- [Required work]: Your task is to retype the lines between the line with "Recreate this image" and the line with "import numpy as np", inclusive. Copy no pictures and no other lines.

───── Provided entries

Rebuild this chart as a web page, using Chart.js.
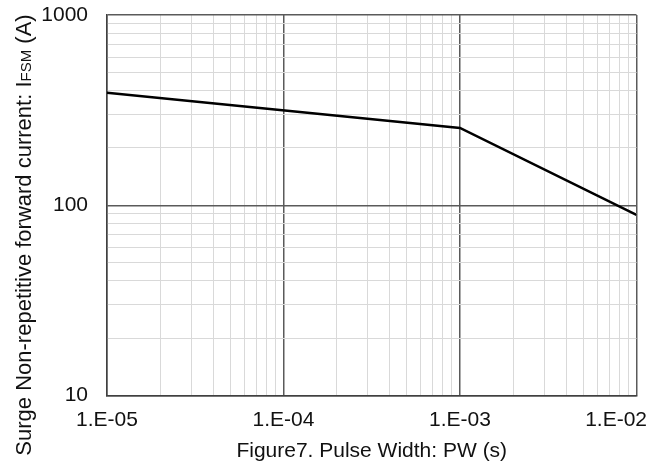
<!DOCTYPE html>
<html>
<head>
<meta charset="utf-8">
<script src="https://cdn.jsdelivr.net/npm/chart.js@4"></script>
<style>
  html, body { margin: 0; padding: 0; background: #fff; }
  #wrap { width: 652px; height: 474px; position: relative; }
</style>
</head>
<body>
<div id="wrap"><canvas id="chart" width="652" height="474"></canvas></div>
<script>
const pulseWidth = [1e-5, 1e-3, 1e-2];
const surgeCurrent = [390, 255, 89];
const xDecades = [1e-5, 1e-4, 1e-3, 1e-2];
const xTickLabels = ["1.E-05", "1.E-04", "1.E-03", "1.E-02"];
const yDecades = [10, 100, 1000];
const yTickLabels = ["10", "100", "1000"];

const FONT = "'Liberation Sans', Arial, sans-serif";
const TEXT = "#111";

function logTicks(decades) {
  const ticks = [];
  decades.forEach((d, i) => {
    ticks.push({ value: d, major: true });
    if (i < decades.length - 1) {
      for (let k = 2; k <= 9; k++) ticks.push({ value: d * k, major: false });
    }
  });
  return ticks;
}

const gridColor = (ctx) => (ctx.tick && ctx.tick.major ? "#5a5a5a" : "#d9d9d9");
const gridWidth = (ctx) => (ctx.tick && ctx.tick.major ? 1.5 : 1);

// rotated y title, with the small "FSM" after the I
const yTitle = {
  id: "yTitle",
  afterDraw(chart) {
    const c = chart.ctx;
    const parts = [
      { t: "Surge Non-repetitive forward current: I", f: `22px ${FONT}` },
      { t: "FSM", f: `15px ${FONT}` },
      { t: " (A)", f: `22px ${FONT}` },
    ];
    let total = 0;
    parts.forEach((p) => { c.font = p.f; p.w = c.measureText(p.t).width; total += p.w; });
    c.save();
    c.translate(31, 235);
    c.rotate(-Math.PI / 2);
    c.fillStyle = TEXT;
    c.textBaseline = "alphabetic";
    c.textAlign = "left";
    let x = -total / 2;
    parts.forEach((p) => { c.font = p.f; c.fillText(p.t, x, 0); x += p.w; });
    c.restore();
  },
};

new Chart(document.getElementById("chart"), {
  type: "line",
  data: {
    datasets: [{
      data: pulseWidth.map((x, i) => ({ x, y: surgeCurrent[i] })),
      borderColor: "#000",
      borderWidth: 2.6,
      pointRadius: 0,
      tension: 0,
      fill: false,
    }],
  },
  options: {
    responsive: false,
    animation: false,
    devicePixelRatio: 1,
    layout: { padding: { top: 15, right: 15.5, left: 0, bottom: 0 } },
    plugins: { legend: { display: false }, tooltip: { enabled: false } },
    scales: {
      x: {
        type: "logarithmic",
        min: xDecades[0],
        max: xDecades[xDecades.length - 1],
        afterBuildTicks: (s) => { s.ticks = logTicks(xDecades); },
        afterFit: (s) => { s.height = 78.5; s.paddingLeft = 0; s.paddingRight = 0; },
        grid: { color: gridColor, lineWidth: gridWidth, drawTicks: false },
        border: { color: "#404040", width: 1.5 },
        ticks: {
          autoSkip: false,
          maxRotation: 0,
          padding: 12,
          color: TEXT,
          font: { family: FONT, size: 21 },
          callback: function (v) {
            const i = xDecades.findIndex((d) => Math.abs(d - v) / d < 1e-6);
            if (i < 0) return "";
            // last label sits inside the canvas, like the original
            return i === xDecades.length - 1 ? xTickLabels[i] + "\u00a0".repeat(7) : xTickLabels[i];
          },
        },
        title: {
          display: true,
          text: "Figure7. Pulse Width: PW (s)",
          color: TEXT,
          font: { family: FONT, size: 21 },
          padding: { top: 0, bottom: 10 },
        },
      },
      y: {
        type: "logarithmic",
        min: yDecades[0],
        max: yDecades[yDecades.length - 1],
        afterBuildTicks: (s) => { s.ticks = logTicks(yDecades); },
        afterFit: (s) => { s.width = 107; s.paddingTop = 0; s.paddingBottom = 0; },
        grid: { color: gridColor, lineWidth: gridWidth, drawTicks: false },
        border: { color: "#404040", width: 1.5 },
        ticks: {
          autoSkip: false,
          padding: 19,
          color: TEXT,
          font: { family: FONT, size: 21 },
          callback: function (v) {
            const i = yDecades.findIndex((d) => Math.abs(d - v) / d < 1e-6);
            return i >= 0 ? yTickLabels[i] : "";
          },
        },
      },
    },
  },
  plugins: [yTitle],
});
</script>
</body>
</html>
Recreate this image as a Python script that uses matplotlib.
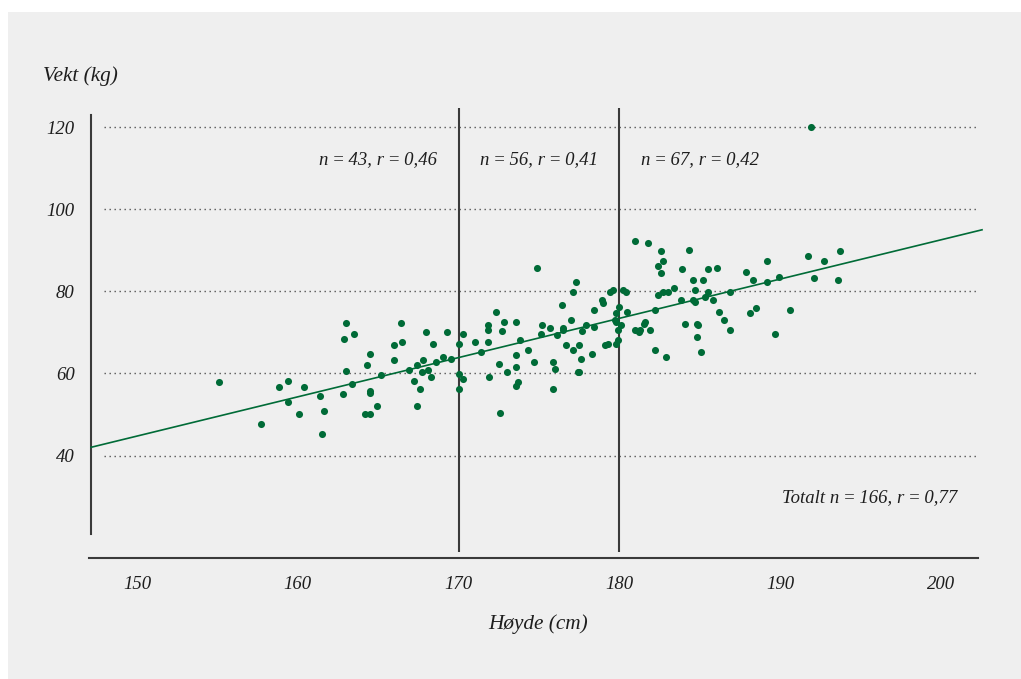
import matplotlib
matplotlib.use('Agg')
import matplotlib.pyplot as plt
from matplotlib.patches import Rectangle
import numpy as np

# ---------------- data ----------------
height_cm = [
    155.1, 157.7, 158.8, 159.4, 159.4, 160.1, 160.4, 161.4, 161.6, 161.5,
    162.8, 162.9, 163.0, 163.0, 163.4, 163.5, 164.2, 164.5, 164.3, 164.5,
    164.5, 164.5, 164.9, 165.2, 166.0, 166.0, 166.4, 166.5, 166.9, 167.2,
    167.4, 167.4, 167.6, 167.7, 167.8, 168.0, 168.1, 168.3, 168.4, 168.6,
    169.0, 169.3, 169.5, 170.0, 170.0, 170.0, 170.3, 170.3, 171.0, 171.4,
    171.8, 171.8, 171.8, 171.9, 172.3, 172.5, 172.6, 172.7, 172.8, 173.0,
    173.6, 173.6, 173.6, 173.6, 173.7, 173.8, 174.3, 174.7, 174.9, 175.1,
    175.2, 175.7, 175.9, 176.0, 175.9, 176.1, 176.4, 176.5, 176.5, 176.7,
    177.0, 177.1, 177.1, 177.3, 177.4, 177.5, 177.5, 177.6, 177.7, 177.9,
    178.3, 178.4, 178.4, 178.9, 179.0, 179.1, 179.3, 179.4, 179.6, 179.7,
    179.8, 179.8, 179.8, 179.9, 179.9, 180.0, 180.1, 180.2, 180.4, 180.5,
    181.0, 181.8, 182.6, 182.7, 182.4, 182.6, 184.3, 183.9, 185.5, 186.1,
    184.6, 185.2, 181.0, 181.2, 181.3, 181.5, 181.6, 181.9, 182.2, 182.2,
    182.9, 182.4, 182.7, 183.0, 183.4, 183.8, 184.1, 184.7, 184.6, 184.7,
    185.3, 185.5, 185.8, 184.8, 184.9, 184.8, 185.1, 186.2, 186.5, 186.9,
    186.9, 187.9, 188.3, 189.2, 189.2, 189.9, 188.1, 188.5, 189.7, 190.6,
    191.7, 192.1, 192.7, 193.6, 193.7, 191.9,
]
weight_kg = [
    57.8, 47.6, 56.6, 58.2, 53.0, 50.0, 56.6, 54.6, 50.9, 45.2,
    55.0, 68.4, 72.2, 60.7, 57.4, 69.7, 50.0, 50.0, 62.0, 64.8,
    55.8, 55.3, 52.1, 59.5, 66.8, 63.2, 72.2, 67.6, 60.8, 58.2,
    62.0, 52.1, 56.2, 60.3, 63.2, 70.1, 60.8, 59.0, 67.2, 62.8,
    64.0, 70.1, 63.6, 67.2, 59.9, 56.2, 58.6, 69.7, 67.6, 65.2,
    71.8, 70.5, 67.6, 59.0, 75.0, 62.3, 50.4, 70.2, 72.6, 60.3,
    72.6, 64.4, 61.5, 57.0, 57.8, 68.1, 65.6, 62.7, 85.7, 69.7,
    71.8, 71.0, 62.7, 61.1, 56.2, 69.3, 76.7, 71.0, 70.5, 66.8,
    73.0, 65.6, 79.9, 82.3, 60.3, 60.3, 66.8, 63.5, 70.2, 71.8,
    64.8, 75.4, 71.4, 77.9, 77.1, 66.8, 67.2, 79.9, 80.3, 73.0,
    74.6, 72.6, 67.2, 70.5, 68.1, 76.2, 71.8, 80.3, 79.9, 75.0,
    92.2, 91.8, 89.7, 87.3, 86.1, 84.4, 90.1, 85.3, 85.3, 85.6,
    82.7, 82.7, 70.5, 70.1, 70.5, 72.1, 72.6, 70.5, 75.4, 65.6,
    64.0, 79.1, 79.9, 79.9, 80.7, 77.9, 72.1, 80.3, 77.9, 77.5,
    78.7, 79.9, 77.9, 72.1, 71.8, 68.9, 65.2, 75.0, 72.9, 70.5,
    79.9, 84.8, 82.7, 87.3, 82.3, 83.5, 74.6, 75.9, 69.7, 75.4,
    88.5, 83.2, 87.3, 82.7, 89.7, 120.0,
]
x_ticks = [150, 160, 170, 180, 190, 200]
y_ticks = [40, 60, 80, 100, 120]
group_bounds = [170, 180]
group_label_x = [165, 175, 185]
group_labels = ["n\u2009=\u200943, r\u2009=\u20090,46",
                "n\u2009=\u200956, r\u2009=\u20090,41",
                "n\u2009=\u200967, r\u2009=\u20090,42"]
total_label = "Totalt n\u2009=\u2009166, r\u2009=\u20090,77"
reg_slope = 0.956
reg_intercept = -98.67
y_label = "Vekt (kg)"
x_label = "Høyde (cm)"

# ---------------- style ----------------
GREEN = '#006b37'
DARK = '#3a3a3a'
TXT = '#1e1e1e'
BG = '#efefef'
FONT = dict(family=['Liberation Serif', 'DejaVu Serif'], style='italic')
FS = 13.5
FS_TITLE = 15.3

W, H = 1021, 679
fig = plt.figure(figsize=(W / 100, H / 100), dpi=100, facecolor='white')
fig.patches.append(Rectangle((8 / W, 0), 1 - 8 / W, 1 - 12 / H,
                             transform=fig.transFigure, facecolor=BG,
                             edgecolor='none', zorder=-10))

ax = fig.add_axes([89 / W, 121.5 / H, 889 / W, 449.5 / H])
ax.set_facecolor('none')
ax.set_xlim(147.015, 202.30)
ax.set_ylim(15.16, 124.63)

for s in ['top', 'right']:
    ax.spines[s].set_visible(False)
ax.spines['left'].set_bounds(20.8, 122.9)
ax.spines['left'].set_position(('data', 147.12))
for s in ['left', 'bottom']:
    ax.spines[s].set_color(DARK)
    ax.spines[s].set_linewidth(1.5)

# dotted grid
ax.hlines(y_ticks, 147.95, 202.3, colors='#555555', linewidth=1.0,
          linestyles=(0, (1, 2.6)), zorder=1)
# group separators
ax.vlines(group_bounds, 16.5, 124.63, colors=DARK, linewidth=1.5, zorder=2,
          clip_on=False)

# regression line
xs = np.array([147.14, 202.55])
ax.plot(xs, reg_slope * xs + reg_intercept, color=GREEN, linewidth=1.2,
        zorder=3, clip_on=False)

# points
ax.scatter(height_cm, weight_kg, s=26, color=GREEN, linewidths=0, zorder=4,
           clip_on=False)

# ticks
ax.set_xticks(x_ticks)
ax.set_xticklabels([str(v) for v in x_ticks], fontsize=FS, color=TXT, **FONT)
ax.set_yticks(y_ticks)
ax.set_yticklabels([str(v) for v in y_ticks], fontsize=FS, color=TXT, **FONT)
ax.tick_params(axis='x', length=0, pad=13)
ax.tick_params(axis='y', length=0, pad=11.5)

# annotations
for gx, gl in zip(group_label_x, group_labels):
    ax.text(gx, 112.1, gl, ha='center', va='center', fontsize=FS,
            color=TXT, **FONT)
ax.text(201.0, 29.8, total_label, ha='right', va='center', fontsize=FS,
        color=TXT, **FONT)

fig.text(43 / W, 1 - 76 / H, y_label, ha='left', va='center',
         fontsize=FS_TITLE, color=TXT, **FONT)
fig.text(538.6 / W, 1 - 624 / H, x_label, ha='center', va='center',
         fontsize=FS_TITLE, color=TXT, **FONT)

fig.savefig('out.png', dpi=100, facecolor=fig.get_facecolor())
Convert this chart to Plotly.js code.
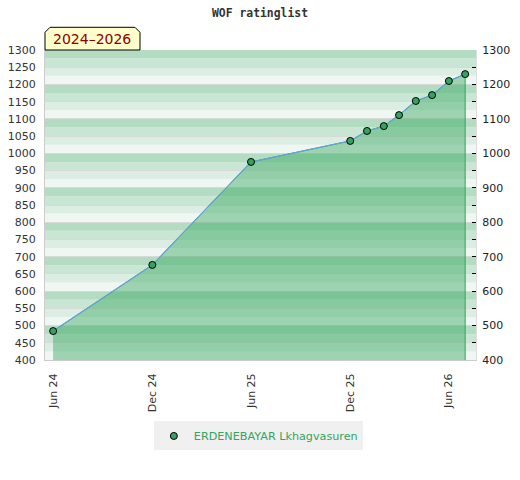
<!DOCTYPE html>
<html>
<head>
<meta charset="utf-8">
<script src="https://cdn.plot.ly/plotly-3.0.1.min.js"></script>
<style>html,body{margin:0;padding:0;background:#fff;}#chart{width:520px;height:480px;}</style>
</head>
<body>
<div id="chart"></div>
<script>
// ---- data ----
const chartTitle = 'WOF ratinglist';
const periodLabel = '2024\u20132026';
const playerName = 'ERDENEBAYAR Lkhagvasuren';
const dates = ['2024-06-01','2024-12-01','2025-06-01','2025-12-01','2026-01-01','2026-02-01','2026-03-01','2026-04-01','2026-05-01','2026-06-01','2026-07-01'];
const ratings = [484, 676, 975, 1036, 1065, 1079, 1111, 1152, 1169, 1210, 1230];
const xTickVals = ['2024-06-01','2024-12-01','2025-06-01','2025-12-01','2026-06-01'];
const xTickText = ['Jun 24','Dec 24','Jun 25','Dec 25','Jun 26'];
const xRange = ['2024-05-17','2026-07-21'];
const yRange = [400, 1300];

// ---- styling ----
const stripeColors = ['#f0f7f2','#dcede3','#c8e6d3','#b3dcc3']; // bands upward within each 100
const fontFam = 'DejaVu Sans, Verdana, sans-serif';
const green = '#33a35f';

// background stripes
const shapes = [];
for (let v = yRange[0]; v < yRange[1]; v += 25) {
  const idx = ((v % 100) / 25);
  shapes.push({type:'rect', xref:'paper', yref:'y', x0:0, x1:1, y0:v, y1:v+25,
    fillcolor: stripeColors[idx], line:{width:0}, layer:'below'});
}
// period label box with chamfered top corners
const bx1 = 0.2204, by0 = 1.0, by1 = 1.0732, cx = 0.0116, cy = 0.0161;
shapes.push({type:'path', xref:'paper', yref:'paper',
  path:`M0,${by0} L0,${by1-cy} L${cx},${by1} L${bx1-cx},${by1} L${bx1},${by1-cy} L${bx1},${by0} Z`,
  fillcolor:'#ffffcc', line:{color:'#000', width:1}, layer:'above'});

// right axis tick arrays
const rTickVals = [], rTickText = [];
for (let v = yRange[0]; v <= yRange[1]; v += 50) { rTickVals.push(v); rTickText.push(v % 100 === 0 ? String(v) : ''); }

// area polygon
const floorVal = yRange[0] - 100;
const areaX = dates.concat([dates[dates.length-1], dates[0]]);
const areaY = ratings.concat([floorVal, floorVal]);

const traces = [
  {x: areaX, y: areaY, type:'scatter', mode:'lines', fill:'toself',
   fillcolor:'rgba(53,166,94,0.44)', line:{color:green, width:1}, showlegend:false, hoverinfo:'skip'},
  {x: dates, y: ratings, type:'scatter', mode:'lines', line:{color:'#66a3d9', width:1.2}, showlegend:false},
  {x: dates, y: ratings, type:'scatter', mode:'markers', name: playerName, yaxis:'y2',
   marker:{color:green, size:7, line:{color:'#000', width:1}}}
];

const tickFont = {family: fontFam, size: 11, color: '#333'};
const layout = {
  width: 520, height: 480,
  margin: {l:45, r:44, t:50, b:120},
  paper_bgcolor:'#fff', plot_bgcolor:'#fff',
  title: {text: chartTitle, x:0.5, xref:'container', y: 0.973, yref:'container', yanchor:'middle',
    font:{family:'DejaVu Sans Mono, monospace', size:11.4, color:'#333', weight:'bold'}},
  xaxis: {type:'date', range: xRange, tickmode:'array', tickvals: xTickVals, ticktext: xTickText,
    tickangle:-90, showgrid:false, zeroline:false, showline:true, linecolor:'#cccccc', linewidth:1,
    ticks:'outside', ticklen:8, tickcolor:'rgba(0,0,0,0)', tickfont: tickFont, fixedrange:true},
  yaxis: {range: yRange, tickmode:'linear', tick0: yRange[0], dtick:50, showgrid:true, gridcolor:'#d9d9d9',
    gridwidth:1, zeroline:false, showline:true, linecolor:'#cccccc', linewidth:1,
    ticks:'outside', ticklen:6, tickcolor:'rgba(0,0,0,0)', tickfont: tickFont, fixedrange:true},
  yaxis2: {range: yRange, overlaying:'y', side:'right', tickmode:'array', tickvals: rTickVals, ticktext: rTickText,
    showgrid:false, zeroline:false, showline:true, linecolor:'#dddddd', ticks:'inside', ticklen:4,
    tickcolor:'#000', tickwidth:1, tickfont:{family: fontFam, size: 11, color:'#222'}, ticklabelstandoff:3, fixedrange:true},
  shapes: shapes,
  annotations: [{text: periodLabel, xref:'paper', yref:'paper', x:0.110, y:1.0355, xanchor:'center', yanchor:'middle',
    showarrow:false, font:{family: fontFam, size:14, color:'#8b0000'}}],
  showlegend: true,
  legend: {orientation:'h', x:0.495, xanchor:'center', xref:'paper', y:-0.245, yanchor:'middle', yref:'paper',
    bgcolor:'#f0f0f0', font:{family: fontFam, size:11.2, color:'#34a55e'}, itemwidth:30}
};

Plotly.newPlot('chart', traces, layout, {displayModeBar:false, staticPlot:true});
</script>
</body>
</html>
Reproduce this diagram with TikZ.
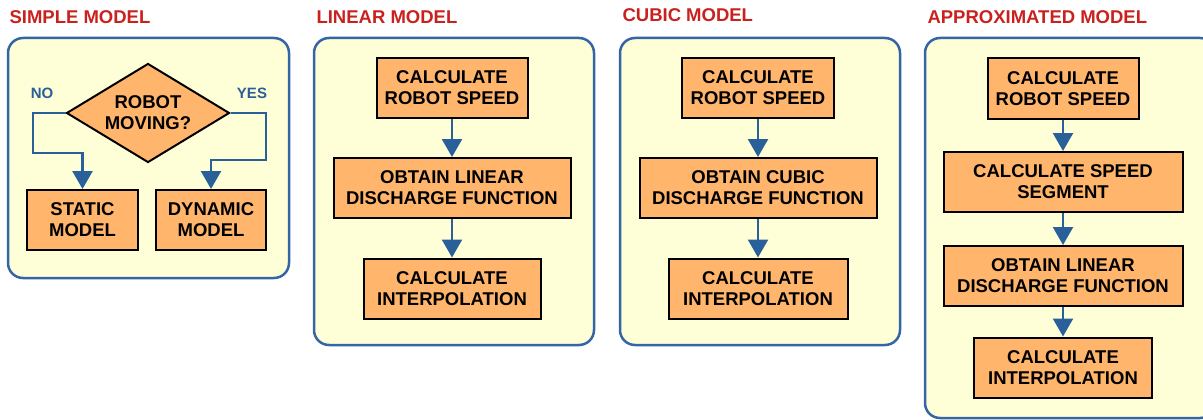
\documentclass[tikz,border=0pt]{standalone}
\usepackage{fontspec}
\setmainfont{Liberation Sans}
\usetikzlibrary{arrows.meta,shapes.geometric}
\definecolor{panelfill}{HTML}{FFFFD7}
\definecolor{panelline}{HTML}{3465A4}
\definecolor{boxfill}{HTML}{FFB66C}
\definecolor{flowline}{HTML}{2A6099}
\definecolor{titlered}{HTML}{C9211E}

\begin{document}
\begin{tikzpicture}[%
        x=1pt, y=-1pt,
        every node/.style={font=\fontsize{18.5}{21}\selectfont\bfseries, align=center},
        panel/.style={draw=panelline, fill=panelfill, line width=2.5pt, rounded corners=15pt},
        title/.style={text=titlered, anchor=west, font=\fontsize{18.5}{21}\selectfont\bfseries},
        stepbox/.style={rectangle, draw=black, fill=boxfill, line width=2pt, minimum height=60pt, inner sep=0pt},
        decision/.style={diamond, draw=black, fill=boxfill, line width=2pt, minimum width=163pt, minimum height=99pt, inner sep=0pt, aspect=1.65},
        answer/.style={text=flowline, font=\fontsize{15}{17}\selectfont\bfseries},
        flow/.style={draw=flowline, line width=2.5pt, -{Triangle[width=20pt,length=18pt]}}
        ]
        \useasboundingbox (0,0) rectangle (1203,420);

        % panels
        \draw[panel] (8,38) rectangle (289,278);
        \draw[panel] (314,38) rectangle (594,345);
        \draw[panel] (620,38) rectangle (900,345);
        \draw[panel] (925,38) rectangle (1215,418);

        \node[title] (tsimple) at (6,17) {SIMPLE MODEL};
        \node[title] (tlinear) at (313,17) {LINEAR MODEL};
        \node[title] (tcubic) at (619,15) {CUBIC MODEL};
        \node[title] (tapprox) at (924,17) {APPROXIMATED MODEL};

        % simple model
        \node[decision] (moving) at (148,113) {ROBOT\\MOVING?};
        \node[stepbox, minimum width=111pt] (static) at (82.5,220) {STATIC\\MODEL};
        \node[stepbox, minimum width=110pt] (dynamic) at (211,220) {DYNAMIC\\MODEL};
        \node[answer] (no) at (42,93) {NO};
        \node[answer] (yes) at (252,93) {YES};
        \coordinate (nobend) at (33,153);
        \coordinate (yesbend) at (266,160);
        \draw[flow] (moving.west) -| (nobend) -| (static.north);
        \draw[flow] (moving.east) -| (yesbend) -| (dynamic.north);

        % linear model
        \node[stepbox, minimum width=151pt] (lspeed) at (452,88) {CALCULATE\\ROBOT SPEED};
        \node[stepbox, minimum width=237pt] (ldischarge) at (452,188) {OBTAIN LINEAR\\DISCHARGE FUNCTION};
        \node[stepbox, minimum width=177pt] (linterp) at (452,288.5) {CALCULATE\\INTERPOLATION};
        \draw[flow] (lspeed) -- (ldischarge);
        \draw[flow] (ldischarge) -- (linterp);

        % cubic model
        \node[stepbox, minimum width=152pt] (cspeed) at (758,88) {CALCULATE\\ROBOT SPEED};
        \node[stepbox, minimum width=237pt] (cdischarge) at (758,188) {OBTAIN CUBIC\\DISCHARGE FUNCTION};
        \node[stepbox, minimum width=179pt] (cinterp) at (758,288.5) {CALCULATE\\INTERPOLATION};
        \draw[flow] (cspeed) -- (cdischarge);
        \draw[flow] (cdischarge) -- (cinterp);

        % approximated model
        \node[stepbox, minimum width=151pt] (aspeed) at (1063,88.5) {CALCULATE\\ROBOT SPEED};
        \node[stepbox, minimum width=239pt] (asegment) at (1063,182) {CALCULATE SPEED\\SEGMENT};
        \node[stepbox, minimum width=239pt] (adischarge) at (1063,276) {OBTAIN LINEAR\\DISCHARGE FUNCTION};
        \node[stepbox, minimum width=178pt] (ainterp) at (1063,367.5) {CALCULATE\\INTERPOLATION};
        \draw[flow] (aspeed) -- (asegment);
        \draw[flow] (asegment) -- (adischarge);
        \draw[flow] (adischarge) -- (ainterp);
    \end{tikzpicture}
\end{document}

──────────

- [Task output]:
Recreate this image as a Python script that uses matplotlib.
import matplotlib
matplotlib.use('Agg')
import matplotlib.pyplot as plt
from matplotlib.patches import Rectangle
import numpy as np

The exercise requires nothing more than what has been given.